**Stated problem**
In the records below, find each line with the word "this" and copy it.

**Raw records**
================

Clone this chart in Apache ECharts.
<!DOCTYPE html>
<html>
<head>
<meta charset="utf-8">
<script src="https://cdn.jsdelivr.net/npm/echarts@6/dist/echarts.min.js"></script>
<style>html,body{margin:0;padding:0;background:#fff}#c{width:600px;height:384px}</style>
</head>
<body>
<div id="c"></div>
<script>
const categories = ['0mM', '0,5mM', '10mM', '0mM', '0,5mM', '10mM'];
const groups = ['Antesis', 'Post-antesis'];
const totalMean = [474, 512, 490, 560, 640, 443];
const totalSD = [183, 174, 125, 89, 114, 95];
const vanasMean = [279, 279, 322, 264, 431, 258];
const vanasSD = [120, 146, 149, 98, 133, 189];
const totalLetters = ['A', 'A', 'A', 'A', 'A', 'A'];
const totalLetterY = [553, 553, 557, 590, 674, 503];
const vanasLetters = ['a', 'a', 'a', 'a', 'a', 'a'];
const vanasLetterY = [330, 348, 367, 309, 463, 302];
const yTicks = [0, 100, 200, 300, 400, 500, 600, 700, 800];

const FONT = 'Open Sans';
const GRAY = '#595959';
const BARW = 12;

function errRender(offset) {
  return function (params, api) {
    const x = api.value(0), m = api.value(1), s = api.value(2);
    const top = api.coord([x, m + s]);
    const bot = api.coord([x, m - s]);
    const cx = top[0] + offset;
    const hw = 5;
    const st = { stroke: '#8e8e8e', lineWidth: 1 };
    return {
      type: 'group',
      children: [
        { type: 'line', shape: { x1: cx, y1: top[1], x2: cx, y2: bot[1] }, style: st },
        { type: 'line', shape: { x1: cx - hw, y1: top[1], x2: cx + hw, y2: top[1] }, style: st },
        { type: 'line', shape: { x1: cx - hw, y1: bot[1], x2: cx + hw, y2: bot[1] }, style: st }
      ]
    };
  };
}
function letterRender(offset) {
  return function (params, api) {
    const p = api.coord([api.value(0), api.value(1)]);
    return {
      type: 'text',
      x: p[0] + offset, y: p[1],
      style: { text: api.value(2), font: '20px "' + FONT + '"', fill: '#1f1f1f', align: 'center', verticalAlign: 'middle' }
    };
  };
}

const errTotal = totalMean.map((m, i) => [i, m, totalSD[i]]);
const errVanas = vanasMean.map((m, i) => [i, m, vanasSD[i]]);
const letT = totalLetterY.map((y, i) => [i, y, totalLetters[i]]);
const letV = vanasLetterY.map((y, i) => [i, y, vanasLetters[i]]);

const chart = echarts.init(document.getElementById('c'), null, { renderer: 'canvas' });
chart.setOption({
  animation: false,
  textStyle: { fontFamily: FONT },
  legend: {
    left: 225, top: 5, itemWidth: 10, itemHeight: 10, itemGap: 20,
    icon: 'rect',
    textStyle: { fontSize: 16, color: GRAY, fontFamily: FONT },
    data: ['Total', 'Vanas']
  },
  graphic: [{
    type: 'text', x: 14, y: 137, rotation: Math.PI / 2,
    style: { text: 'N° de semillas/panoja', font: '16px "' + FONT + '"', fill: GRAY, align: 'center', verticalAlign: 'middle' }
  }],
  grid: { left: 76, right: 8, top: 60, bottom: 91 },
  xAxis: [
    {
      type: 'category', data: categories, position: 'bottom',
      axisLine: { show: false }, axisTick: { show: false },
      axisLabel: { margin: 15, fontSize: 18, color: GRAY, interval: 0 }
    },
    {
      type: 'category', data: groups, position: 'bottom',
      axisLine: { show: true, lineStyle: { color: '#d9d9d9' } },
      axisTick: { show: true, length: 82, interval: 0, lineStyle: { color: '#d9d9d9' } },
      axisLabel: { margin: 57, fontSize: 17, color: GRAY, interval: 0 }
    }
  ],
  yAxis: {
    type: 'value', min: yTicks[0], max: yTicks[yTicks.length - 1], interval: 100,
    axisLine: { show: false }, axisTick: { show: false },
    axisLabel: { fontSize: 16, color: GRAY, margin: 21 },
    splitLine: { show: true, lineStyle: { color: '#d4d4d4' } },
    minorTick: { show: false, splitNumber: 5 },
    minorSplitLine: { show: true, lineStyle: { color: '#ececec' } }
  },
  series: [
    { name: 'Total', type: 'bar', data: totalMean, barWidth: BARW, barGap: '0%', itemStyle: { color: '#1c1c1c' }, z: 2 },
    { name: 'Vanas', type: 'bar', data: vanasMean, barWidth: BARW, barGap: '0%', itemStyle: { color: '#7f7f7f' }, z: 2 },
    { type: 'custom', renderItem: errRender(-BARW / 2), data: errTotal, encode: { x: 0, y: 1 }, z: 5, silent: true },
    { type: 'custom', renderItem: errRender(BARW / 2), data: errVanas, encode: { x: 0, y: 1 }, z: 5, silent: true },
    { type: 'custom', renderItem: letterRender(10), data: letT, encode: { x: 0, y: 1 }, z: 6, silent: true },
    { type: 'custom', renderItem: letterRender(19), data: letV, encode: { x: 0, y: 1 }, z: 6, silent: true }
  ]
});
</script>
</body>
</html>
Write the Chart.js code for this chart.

================

**Finished task**
Clone this chart in Apache ECharts.
Write the Chart.js code for this chart.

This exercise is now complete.